La construction d’écoles primaires est bloquée à Mayotte. Ce n’est pas faute pour l’Etat français d’y engager ses dépenses ou son énergie, mais les détournements et l’irresponsabilité politique œuvrent à l’échec collectif.
Interpellé par le député mahorais Ibrahim Aboubacar, sur les lacunes de l’Education nationale à Mayotte, le ministre Vincent Peillon a répondu en attaquant les maires sur la problématique des constructions scolaires en demandant «une prise de conscience des autorités locales». Un ministre au fait des pratiques locales…
Car la construction des salles de classe est la prérogative prioritaire du Syndicat Mixte d’Investissement et d’Aménagement de Mayotte. Le SMIAM n’assurant pas correctement sa mission, le préfet de Mayotte avait appelé il y a quelques mois à sa dissolution pour créer un Groupement d’Intérêt Public (GIP). Les maires avaient fait blocus, prétextant réorganiser la structure.
Mais depuis, plus rien. Aucune école ne sort de terre : «100% des délibérations du SMIAM sont retoquées par le préfet dans le cadre du contrôle de légalité et sont annulées par le Tribunal Administratif», explique Ibrahim Boinahery, maire de Tsingoni et président de l’Association des maires.
Car le SMIAM poursuit ses dérives «en ne respectant pas les procédures de passation des marchés, en utilisant le budget de l’Etat pour commander des études à répétition sur le même projet», commente le maire de Tsingoni, «et la commission d’appel d’offre continue à ouvrir des plis bien que l’un de ses membres ait démissionné».
«Toutes les constructions sont annulées pour 2015»
Les délégués communaux qui siègent au Syndicat ont été montrés du doigt par les maires qui n’osent pourtant pas les en chasser… à l’aube des élections municipales : «tous les maires sont unanimes sur la disparition du SMIAM, mais personne n’ose le dire tout haut !»
Et cette gigantesque politique de l’autruche appelle un arbitrage, celui de l’Etat : «le préfet peut constater le dysfonctionnement et dissoudre le syndicat. Nous nous répartirons le personnel». Et le GIP que préconisait Jacques Witkowski ? «Tout le monde veut l’intégrer en réalité !» Et d’un coup, le temps presse, pas question d’attendre les élections de mars sous peine de ne voir aucune programmation en 2015 : «tout est annulé. Seules deux écoles à Passamainty et Tsoundzou vont sortir de terre en 2014, représentant 50 salles de classe».

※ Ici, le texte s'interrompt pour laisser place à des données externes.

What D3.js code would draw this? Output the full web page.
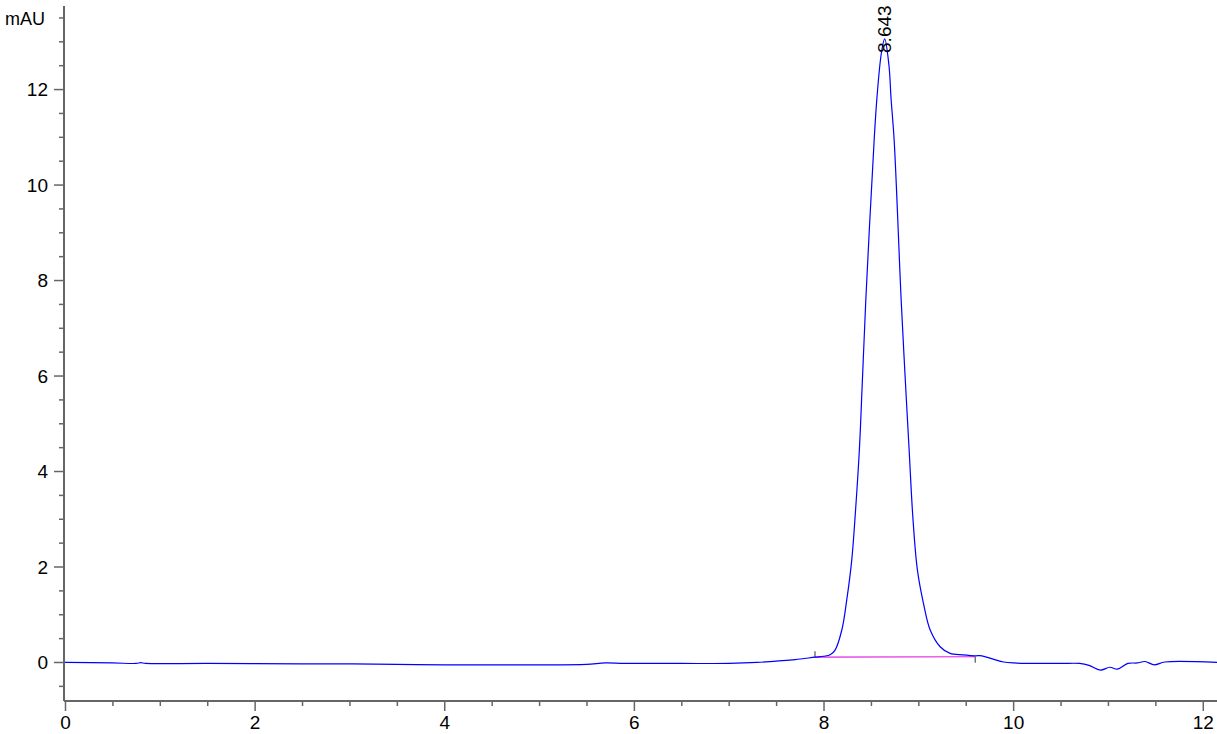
<!DOCTYPE html>
<html>
<head>
<meta charset="utf-8">
<script src="https://cdn.jsdelivr.net/npm/d3@7"></script>
<style>
  body { margin: 0; background: #fff; }
  text { font-family: Arial, "Liberation Sans", sans-serif; fill: #000; }
</style>
</head>
<body>
<script>
var svgWidth = 1217;
var svgHeight = 734;

// retention time (min) and signal (mAU)
var times = [0, 0.5, 0.75, 0.8, 0.85, 1.5, 2.5, 3.0, 3.5, 4.0, 4.5, 5.0, 5.5, 5.7, 5.9, 6.5, 7.0, 7.3, 7.5, 7.7, 7.91,
  8.0, 8.07, 8.122, 8.193, 8.245, 8.298, 8.333, 8.378, 8.41, 8.446, 8.534, 8.562, 8.61, 8.645, 8.69, 8.713, 8.745,
  8.819, 8.86, 8.903, 8.942, 8.99, 9.054, 9.125, 9.23, 9.335, 9.47, 9.6, 9.67, 9.79, 9.9, 10.0, 10.5, 10.7, 10.8,
  10.92, 11.02, 11.1, 11.21, 11.31, 11.39, 11.49, 11.6, 12.15];
var signal = [-0.01, -0.02, -0.03, -0.015, -0.03, -0.03, -0.04, -0.04, -0.05, -0.06, -0.06, -0.06, -0.05, -0.02, -0.03, -0.03, -0.03, -0.01, 0.02, 0.05, 0.10,
  0.12, 0.15, 0.25, 0.67, 1.30, 2.14, 3.04, 4.44, 5.9, 7.58, 10.93, 11.78, 12.75, 13.05, 12.5, 11.78, 10.93,
  7.58, 6.0, 4.44, 3.04, 1.93, 1.23, 0.67, 0.32, 0.18, 0.15, 0.13, 0.13, 0.06, 0.0, -0.02, -0.03, -0.03, -0.07,
  -0.17, -0.11, -0.15, -0.03, -0.02, 0.01, -0.06, 0.0, -0.01];

// integration baseline of the peak
var baseTimes = [7.91, 9.6];
var baseValues = [0.10, 0.11];

var peakTime = 8.643;
var peakValue = 13.05;
var peakLabel = "8.643";

var xMajor = [0, 2, 4, 6, 8, 10, 12];
var yMajor = [0, 2, 4, 6, 8, 10, 12];

var data = times.map(function(t, i) { return { t: t, v: signal[i] }; });

var svg = d3.select("body").append("svg")
  .attr("width", svgWidth)
  .attr("height", svgHeight);

var x = d3.scaleLinear().domain([0, 12.15]).range([65, 1217]);
var y = d3.scaleLinear().domain([-0.817, 13.74]).range([701, 6]);

var axisColor = "#666";

// minor ticks every 0.5
var xMinor = d3.range(0, 12.01, 0.5).filter(function(d) { return d % 2 !== 0; });
var yMinor = d3.range(-0.5, 13.6, 0.5).filter(function(d) { return d % 2 !== 0; });

var xAxisMinor = d3.axisBottom(x).tickValues(xMinor).tickSize(5).tickFormat("");
var xAxisMajor = d3.axisBottom(x).tickValues(xMajor).tickSize(10).tickPadding(5).tickFormat(d3.format("d"));
var yAxisMinor = d3.axisLeft(y).tickValues(yMinor).tickSize(5).tickFormat("");
var yAxisMajor = d3.axisLeft(y).tickValues(yMajor).tickSize(10).tickPadding(6).tickFormat(d3.format("d"));

function styleAxis(g) {
  g.select(".domain").remove();
  g.selectAll(".tick line").attr("stroke", axisColor).attr("stroke-width", 1.5);
  g.selectAll(".tick text").style("font-size", "19px").attr("fill", "#000");
}

svg.append("g").attr("transform", "translate(0,701)").call(xAxisMinor).call(styleAxis);
svg.append("g").attr("transform", "translate(0,701)").call(xAxisMajor).call(styleAxis);
svg.append("g").attr("transform", "translate(64,0)").call(yAxisMinor).call(styleAxis);
svg.append("g").attr("transform", "translate(64,0)").call(yAxisMajor).call(styleAxis)
  .selectAll(".tick text").attr("dy", "0.35em");

// axis lines
svg.append("line").attr("x1", 64).attr("x2", 1217).attr("y1", 701).attr("y2", 701)
  .attr("stroke", axisColor).attr("stroke-width", 2);
svg.append("line").attr("x1", 64).attr("x2", 64).attr("y1", 6).attr("y2", 701)
  .attr("stroke", axisColor).attr("stroke-width", 2);

svg.append("text")
  .attr("x", 5).attr("y", 25)
  .style("font-size", "18px")
  .text("mAU");

// baseline of the integrated peak
svg.append("line")
  .attr("x1", x(baseTimes[0])).attr("y1", y(baseValues[0]))
  .attr("x2", x(baseTimes[1])).attr("y2", y(baseValues[1]))
  .attr("stroke", "#e020e0").attr("stroke-width", 1.2);

// start / end markers
svg.append("line")
  .attr("x1", x(baseTimes[0])).attr("x2", x(baseTimes[0]))
  .attr("y1", y(baseValues[0]) - 6).attr("y2", y(baseValues[0]))
  .attr("stroke", "#555").attr("stroke-width", 1.2);
svg.append("line")
  .attr("x1", x(baseTimes[1])).attr("x2", x(baseTimes[1]))
  .attr("y1", y(baseValues[1])).attr("y2", y(baseValues[1]) + 6)
  .attr("stroke", "#555").attr("stroke-width", 1.2);

// chromatogram trace
var line = d3.line()
  .x(function(d) { return x(d.t); })
  .y(function(d) { return y(d.v); })
  .curve(d3.curveCatmullRom.alpha(0.5));

svg.append("path")
  .datum(data)
  .attr("d", line)
  .attr("fill", "none")
  .attr("stroke", "#0000ff")
  .attr("stroke-width", 1.2);

// peak label
var lx = x(peakTime) + 7;
var ly = y(peakValue) + 14;
svg.append("text")
  .attr("transform", "translate(" + lx + "," + ly + ") rotate(-90)")
  .style("font-size", "19px")
  .text(peakLabel);
</script>
</body>
</html>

Et pour exemple des habitudes, le vieux briscard de la politique locale cite le chantier en contentieux sur Tsingoni, «pourtant toujours en cours. Lorsqu’il sera arrêté par le préfet pour illégalité, l’entreprise se fera payer avec dédommagement à la clef et il faudra ensuite réattribuer le marché, relancer la procédure, ce qui va doubler le coût final du chantier». A Koungou, une immobilisation avait coûté 1 million d’euros en intérêts moratoires, «on aurait pu construire une dizaine de salles de classes avec cette somme !» Là encore, c’est l’Etat qui paie…
Combien de temps la pensée que le recrutement assure d’une (ré)élection va-t-elle perdurer à Mayotte ? La paralysie qui s’ensuit ne plaide pas en faveur d’une image courageuse de l’élu.